By PATRICK GATHARA
A structure at the KDF’s base in Kulbiyow, Somalia, goes up in flames during an attack by al Shabaab militants, January 27, 2016. /COURTESY
In the wake of last week’s sacking of a Kenya Defense Forces base in Somalia by the al Shabaab terror group, the Kenyan government’s communications effort have once again come under a spotlight.
The country had just marked the first anniversary of a similar attack on another KDF camp in the Somali town of El Adde in which close to two hundred Kenyan soldiers were estimated to have been killed. Estimated because the government has never released an official tally of dead, injured and captured. Instead, after initially issuing a few statements offering a chronology of events and promising to answer queries later, it has subsequently maintained a studious silence.
This time, after news of the Kulbiyow attack broke on Friday, the KDF initially put out a statement stating categorically that the attack had been repulsed and that the camp had not been overrun. A second statement later in the day asserted that nine soldiers, including two officers, had lost their lives and another 15 had been injured. It also claimed that “scores” of al Shabaab militants had been killed.

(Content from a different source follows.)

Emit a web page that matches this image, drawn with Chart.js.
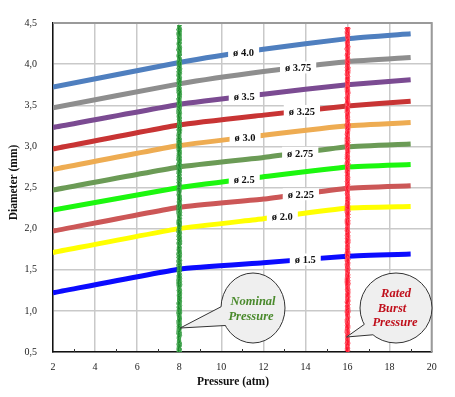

However, subsequent news reports, some of which claimed to have interviewed survivors of the attack, have raised serious doubts about the veracity of the KDF account. The al Shabaab, who run a pretty sophisticated propaganda machine, initially claimed to have killed over 50 soldiers and subsequently revised that figure upwards. Earlier this week, the group released gruesome pictures purportedly taken after the attack to back up their claims. The Standard newspaper, citing sources within the KDF, also reported that at least 68 Kenyan troops had died. A more detailed account in the Daily Nation also painted a grim picture of the camp being overrun and “pandemonium” as soldiers fled into the bush.
Following these revelations, the KDF and government communications appear to have retreated into silence. No further statements have been issued and there has been no public comment from their Commander-in-Chief.
Does any of this matter? Not if you ask the pro-government online army on Twitter. Any attempt to seek clarification is met with accusations of propagandizing for the al Shabaab and having a morbid interest in death counts, as well as patently false claims that militaries across the world never reveal the true extent of their battlefield losses. It is not important to know how many died, so the argument goes, since even one is too many. Telling the truth about casualties, it is claimed, is demoralizing to our soldiers and gifts the terrorists a propaganda coup.
Yet the trouble that the government and the KDF go to to hide them itself demonstrates that the numbers do matter. The fact is, they are not being hidden from al Shabaab but from Kenyans and it is the official silences and mendacity, not the truth, that allow the terrorists’ propaganda to rule the airwaves unchallenged.
Rather than protecting soldiers’ morale as is claimed, government propaganda has been aimed at protecting their superiors’ and civilian overseers’ backsides. Revealing the real extent of deaths risks rousing public anger, stoking uncomfortable questions and demands for people to held to account. Yet, questions should and must be asked. Why did the KDF succumb to an attack that was a carbon copy of the El Adde incident, where it had suffered its biggest ever military loss? Why were lessons seemingly not learnt? What are the systemic failures that led to this and who should be held to account? As the Standard editorialized, “losing more than 250 soldiers in 54 weeks in two identical attacks speaks not to the consequence of going to war but the utter incompetence of the high command.”
The numbers matter. The truth matters. The constitution subordinates the KDF to civilian authority and, in the end, its commanders and civilian overlords are ultimately answerable to the Kenyan people. There is an implicit bargain we have with the troops. They will follow orders and risk their lives to defend us and accomplish the mission they are given but we will hold their bosses to account to ensure that those orders and missions are reasonable and that they are properly equipped and facilitated to achieve them. That requires us to have an accurate understanding of the realities they face and the consequences these have. The silence over the needless waste of lives violates that bargain.